Intel IA-32 Computer Accessories User Manual


 
Optimizing Cache Usage 6
6-19
Hardware Prefetch
The automatic hardware prefetch, can bring cache lines into the unified
last-level cache based on prior data misses. The automatic hardware
prefetcher will attempt to prefetch two cache lines ahead of the prefetch
stream. This feature is introduced with the Pentium 4 processor.
The characteristics of the hardware prefetching are as follows:
Requires some regularity in the data access patterns:
if a data access pattern has constant stride, hardware prefetching
is effective only if access stride is less than half of the trigger
distance of hardware prefetcher (see Table 1-2).
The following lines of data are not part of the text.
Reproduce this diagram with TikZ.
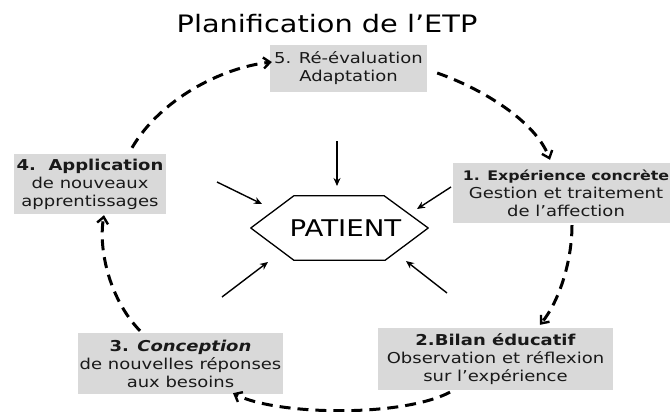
\documentclass[tikz,border=0pt]{standalone}
\usepackage{fontspec}
\setmainfont{DejaVu Sans}[FakeStretch=1.2]
\usetikzlibrary{arrows.meta,calc}
\definecolor{boxgray}{RGB}{217,217,217}
\definecolor{ink}{RGB}{25,25,25}

\begin{document}
\begin{tikzpicture}[x=1pt,y=-1pt,
  stage/.style={fill=boxgray, inner sep=0pt, align=center, text=ink,
    font=\fontsize{15}{18}\selectfont},
  loop/.style={line width=3pt, dash pattern=on 11pt off 7pt,
    -{Straight Barb[length=6.5pt,width=11pt,line width=2.4pt]}},
  push/.style={line width=1.4pt, -{Stealth[length=8pt,width=7pt]}},
]
\useasboundingbox (0,0) rectangle (670,412);
\clip (0,0) rectangle (670,412);

% title
\node[anchor=base, font=\fontsize{24}{28}\selectfont] (title) at (327,33)
  {Planification de l'ETP};

% the five stages of the cycle
\node[stage, minimum width=157pt, minimum height=47pt] (b5) at (348.5,68.5)
  {5. Ré-évaluation\\Adaptation};
\node[stage, minimum width=152pt, minimum height=60pt] (b4) at (90,184)
  {\textbf{4.\ \ Application}\\de nouveaux\\apprentissages};
\node[stage, minimum width=227pt, minimum height=60pt] (b1) at (566,193)
  {{\fontsize{13.2}{18}\selectfont\textbf{1. Expérience concrète}}\\Gestion et traitement\\de l'affection};
\node[stage, minimum width=235pt, minimum height=62pt] (b2) at (495.5,359)
  {\textbf{2.Bilan éducatif}\\Observation et réflexion\\sur l'expérience};
\node[stage, minimum width=205pt, minimum height=61pt] (b3) at (180.5,363.5)
  {\textbf{3. \textit{Conception}}\\de nouvelles réponses\\aux besoins};

% patient in the centre
\node[minimum width=177pt, minimum height=64pt, inner sep=0pt,
  font=\fontsize{23}{26}\selectfont] (P) at (339.5,228) {\hspace{12pt}PATIENT};
\draw[line width=1.3pt, line join=round]
  (P.west) -- ($(P.north west)+(43,0)$) -- ($(P.north east)+(-44,0)$)
  -- (P.east) -- ($(P.south east)+(-43,0)$) -- ($(P.south west)+(43,0)$) -- cycle;

% arrows pointing at the patient
\coordinate (t1) at (337,141);  \coordinate (h1) at (337,186);
\coordinate (t2) at (217,182);  \coordinate (h2) at (262,204);
\coordinate (t3) at (451,187);  \coordinate (h3) at (417,209);
\coordinate (t4) at (222,297);  \coordinate (h4) at (268,262);
\coordinate (t5) at (447,293);  \coordinate (h5) at (406,261);
\foreach \i in {1,...,5} \draw[push] (t\i) -- (h\i);

% dashed cycle between the stages
\draw[loop] ($(b4.north)+(42,-6)$) .. controls (160,100) and (220,68)
  .. ($(b5.west)+(2,-6.5)$);
\draw[loop] ($(b5.east)+(10,4.5)$) .. controls (480,88) and (535,120)
  .. ($(b1.north)+(-16,-3)$);
\draw[loop] ($(b1.south)+(6,2)$) .. controls (572,260) and (560,300)
  .. ($(b2.north)+(44.5,-3)$);
\draw[loop] ($(b2.south)+(-45.5,2)$) .. controls (400,418) and (275,415)
  .. ($(b3.south)+(52.5,-1)$);
\draw[loop] ($(b3.north)+(-40.5,-2)$) .. controls (110,300) and (98,250)
  .. ($(b4.south)+(14,1)$);
\end{tikzpicture}
\end{document}
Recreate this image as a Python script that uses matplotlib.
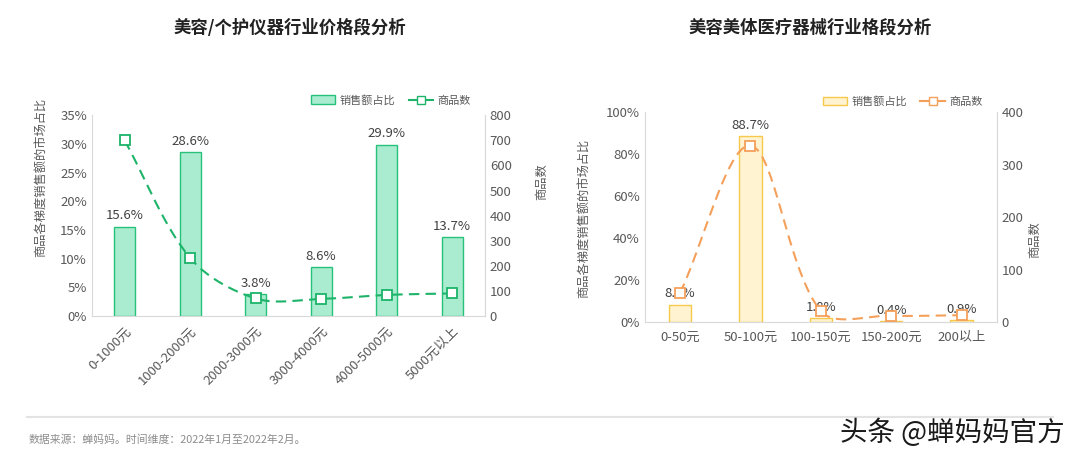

if access stride is not constant, the automatic hardware
prefetcher can mask memory latency if the strides of two
successive cache misses are less than the trigger threshold
distance (small-stride memory traffic).
the automatic hardware prefetcher is most effective if the
strides of two successive cache misses remain less than the
trigger threshold distance and close to 64 bytes.
Start-up penalty before hardware prefetcher triggers and extra
fetches after array finishes. For short arrays this overhead can
reduce effectiveness of the hardware prefetcher.
The hardware prefetcher requires a couple misses before it
starts operating.
Hardware prefetching will generate a request for data beyond
the end of an array, which will not be utilized. This behavior
wastes bus bandwidth. In addition this behavior results in a
start-up penalty when fetching the beginning of the next array;
this occurs because the wasted prefetch should have been used
instead to hide the latency for the initial data in the next array.
Software prefetching can recognize and handle these cases.
Will not prefetch across a 4K page boundary; i.e., the program
would have to initiate demand loads for the new page before the
hardware prefetcher will start prefetching from the new page.